Since the beginning of 2023, the SFPD has arrested 269 alleged drug dealers and seized 85 pounds of fentanyl within the radius. “That’s a lot of death and destruction,” Scott said. “This has to stop. People are fed up with it. We are fed up with it.”

Scott said his measuring stick for whether the crisis is improving or worsening is simple: What do city streets look like late at night?

The police chief was out in the Tenderloin late Thursday night when he saw a group of tourists. The tourists were unable to walk on the sidewalks until police officers stepped in and cleared the area out, he said. “That has to change. We have to see a change in the streets,” Scott said.

San Francisco Police Chief Scott speaks to reporters Friday. (Image courtesy Mayor’s Office)

Scott said the last thing he wants is for the newly-launched operation to clear away open-air drug markets, only to have criminal return a month later. Scott said his goal is long-term changes with long-term solutions.

Nearly 500 Suspected SF Drug Dealers Failed To Show Up In Court

Even after a street drug dealer is arrested by police and charged by prosecutors for trafficking fentanyl, there’s no guarantee that the suspect will actually show up for their day in court.

Between July 2022 and April 2023, the District Attorney’s Office filed 638 felony narcotics sales cases. Prosecutors urged judges overseeing 16 of the cases to keep the suspects in jail leading up to their trials.

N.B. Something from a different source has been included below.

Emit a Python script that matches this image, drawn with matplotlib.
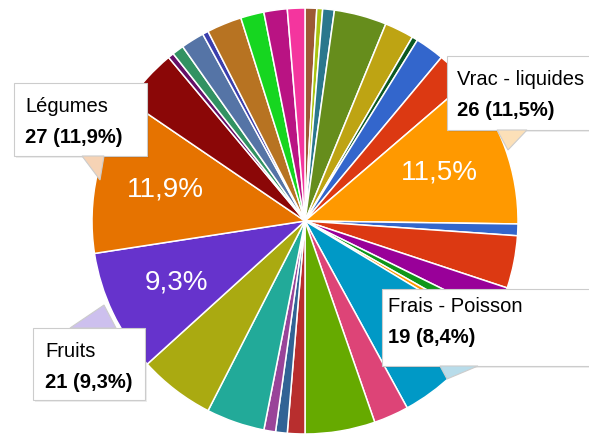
import matplotlib.pyplot as plt
from matplotlib.patches import Rectangle, Polygon

plt.rcParams['font.family'] = ['Liberation Sans', 'DejaVu Sans']

# slices clockwise from 12 o'clock
values = [2, 1, 2, 9, 5, 1, 5, 6, 26, 2, 9, 5, 2, 1, 19, 6, 12, 3, 2, 2,
          10, 13, 21, 27, 10, 1, 2, 4, 1, 6, 4, 4, 3]
colors = ['#9c5935', '#a9c413', '#2a778d', '#668d1c', '#bea413', '#0c5922',
          '#3366cc', '#dc3912', '#ff9900', '#3366cc', '#dc3912', '#990099',
          '#109618', '#ff9900', '#0099c6', '#dd4477', '#66aa00', '#b82e2e',
          '#316395', '#994499', '#22aa99', '#aaaa11', '#6633cc', '#e67300',
          '#8b0707', '#651067', '#329262', '#5574a6', '#3b3eac', '#b77322',
          '#16d620', '#b91383', '#f4359e']
names = {8: 'Vrac - liquides', 14: 'Frais - Poisson', 22: 'Fruits', 23: 'Légumes'}

total = sum(values)


def pct_txt(p):
    return f"{p:.1f}%".replace('.', ',')


fig = plt.figure(figsize=(5.89, 4.37), dpi=100)
ax = fig.add_axes([0, 0, 1, 1])

ax.pie(values, colors=colors, startangle=-90, counterclock=True,
       center=(305, 221), radius=213,
       wedgeprops=dict(edgecolor='white', linewidth=1.1),
       autopct=lambda p: pct_txt(p) if p > 9 else '', pctdistance=0.67,
       textprops=dict(color='white', fontsize=20))
ax.set_xlim(0, 589)
ax.set_ylim(437, 0)
ax.axis('off')


def tooltip(idx, box, ptr, ptr_color, tx, ty):
    x0, y0, x1, y1 = box
    ax.add_patch(Rectangle((x0 + 2, y0 + 2), x1 - x0, y1 - y0, fc='black',
                           alpha=0.07, ec='none', zorder=5))
    ax.add_patch(Rectangle((x0, y0), x1 - x0, y1 - y0, fc='white',
                           ec='#cccccc', lw=0.8, zorder=6))
    ax.add_patch(Polygon(ptr, closed=True, fc=ptr_color, ec='#cccccc',
                         lw=0.8, zorder=6))
    pct = pct_txt(100 * values[idx] / total)
    ax.text(tx, ty, names[idx], fontsize=14.5, va='baseline', zorder=7)
    ax.text(tx, ty + 31, f"{values[idx]} ({pct})", fontsize=14.5,
            weight='bold', va='baseline', zorder=7)


tooltip(23, (14, 83, 147, 156), [(82, 156), (104, 156), (100, 180)],
        '#f6d3b5', 25, 112)
tooltip(8, (447, 56, 600, 130), [(497, 130), (527, 130), (508, 150)],
        '#fce0b8', 457, 85)
tooltip(14, (382, 289, 600, 366), [(440, 366), (478, 366), (447, 379)],
        '#b8dcea', 388, 312)
tooltip(22, (33, 328, 145, 400), [(70, 328), (116, 328), (104, 305)],
        '#cdc0ee', 45, 357)

fig.savefig('out.png', dpi=100)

Only seven suspects were denied bail.

Right now, there are nearly 500 alleged San Francisco drug dealers who are free from custody and failed to appear in court to face charges. “Currently there are 494 individuals with open bench warrants who failed to appear for narcotics sales cases who were released by the court,” the District Attorney’s Office wrote Friday.

“The criminal justice system needs to recognize that drug dealing is a serious crime,” said District Attorney Brooke Jenkins.  “Communities are under siege by rampant, open-air drug dealing and we must do everything we can to protect public safety and ensure that there are consequences for suspected drug dealers.”

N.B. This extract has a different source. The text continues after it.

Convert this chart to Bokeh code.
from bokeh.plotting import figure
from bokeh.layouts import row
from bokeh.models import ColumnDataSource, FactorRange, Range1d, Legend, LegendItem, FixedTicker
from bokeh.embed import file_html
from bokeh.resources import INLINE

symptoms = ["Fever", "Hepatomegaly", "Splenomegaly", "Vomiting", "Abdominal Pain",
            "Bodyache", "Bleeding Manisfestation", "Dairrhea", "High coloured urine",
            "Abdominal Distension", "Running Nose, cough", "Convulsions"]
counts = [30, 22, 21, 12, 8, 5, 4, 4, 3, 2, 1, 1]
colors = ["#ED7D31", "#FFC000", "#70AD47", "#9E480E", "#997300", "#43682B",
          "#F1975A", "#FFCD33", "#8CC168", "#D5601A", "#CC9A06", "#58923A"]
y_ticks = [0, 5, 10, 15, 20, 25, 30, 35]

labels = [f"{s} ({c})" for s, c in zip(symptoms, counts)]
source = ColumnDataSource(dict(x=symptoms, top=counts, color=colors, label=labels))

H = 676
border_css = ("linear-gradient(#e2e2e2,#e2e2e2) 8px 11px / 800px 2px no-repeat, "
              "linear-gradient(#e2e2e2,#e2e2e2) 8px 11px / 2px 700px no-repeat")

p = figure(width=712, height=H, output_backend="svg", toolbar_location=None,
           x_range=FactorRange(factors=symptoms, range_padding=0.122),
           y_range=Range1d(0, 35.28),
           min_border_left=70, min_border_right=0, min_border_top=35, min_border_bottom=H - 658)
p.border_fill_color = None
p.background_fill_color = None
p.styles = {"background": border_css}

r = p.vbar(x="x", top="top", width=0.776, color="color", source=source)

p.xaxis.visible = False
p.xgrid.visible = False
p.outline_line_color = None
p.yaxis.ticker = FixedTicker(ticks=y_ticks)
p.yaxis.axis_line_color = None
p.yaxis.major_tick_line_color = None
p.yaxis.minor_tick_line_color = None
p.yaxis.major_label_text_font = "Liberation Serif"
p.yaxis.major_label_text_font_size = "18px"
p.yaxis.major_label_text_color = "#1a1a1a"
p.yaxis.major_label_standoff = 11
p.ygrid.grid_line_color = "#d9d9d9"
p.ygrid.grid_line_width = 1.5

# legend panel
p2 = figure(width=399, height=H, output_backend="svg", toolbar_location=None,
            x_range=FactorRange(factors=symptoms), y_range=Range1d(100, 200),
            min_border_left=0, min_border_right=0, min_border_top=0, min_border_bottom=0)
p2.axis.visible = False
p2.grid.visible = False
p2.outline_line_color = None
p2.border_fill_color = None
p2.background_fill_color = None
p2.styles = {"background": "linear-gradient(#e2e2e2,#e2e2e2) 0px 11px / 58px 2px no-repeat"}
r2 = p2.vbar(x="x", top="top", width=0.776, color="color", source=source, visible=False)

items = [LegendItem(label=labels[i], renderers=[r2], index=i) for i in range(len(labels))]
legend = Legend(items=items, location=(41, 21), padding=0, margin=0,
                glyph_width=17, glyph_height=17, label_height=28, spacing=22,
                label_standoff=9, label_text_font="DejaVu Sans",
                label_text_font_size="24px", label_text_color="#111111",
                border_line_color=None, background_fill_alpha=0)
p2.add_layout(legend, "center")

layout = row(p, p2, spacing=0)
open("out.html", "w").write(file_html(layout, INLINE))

District Attorney Jenkins said her prosecutors have been faced with a new problem inside courtrooms while trying to keep alleged drug dealers locked up. Many of the defendants “are asserting a human trafficking defense,” claiming they were forced to sell fentanyl against their will, Jenkins said. Prosecutors do not believe these claims, Jenkins added, and are working to “dispel that notion.”

One recently-busted drug dealer, 23-year-old David Diaz-Morazan, sold fentanyl and methamphetamine to undercover SFPD police officers on April 3, 4, and 11, according to prosecutors. He was arrested on April 25.

Following Diaz-Morazan’s arrest, the SFPD’s narcotics unit and US Drug Enforcement Agency served a search warrant at a residence in Oakland that resulted in the seizure of 4.9 kilograms (just over 11 pounds) of fentanyl, as well as 95.8 grams of methamphetamine, $9,810 in cash, a hydraulic press, packaging materials, and heavy-duty respirators. It is estimated that one kilogram of fentanyl has the potential to kill 500,000 people.

“The fentanyl crisis is a serious threat to public health and the safety of our communities,” said Attorney General Rob Bonta. “We stand ready to provide legal expertise and assistance in prosecuting complex and multi-jurisdictional cases and protect our communities from those who traffic deadly poison.”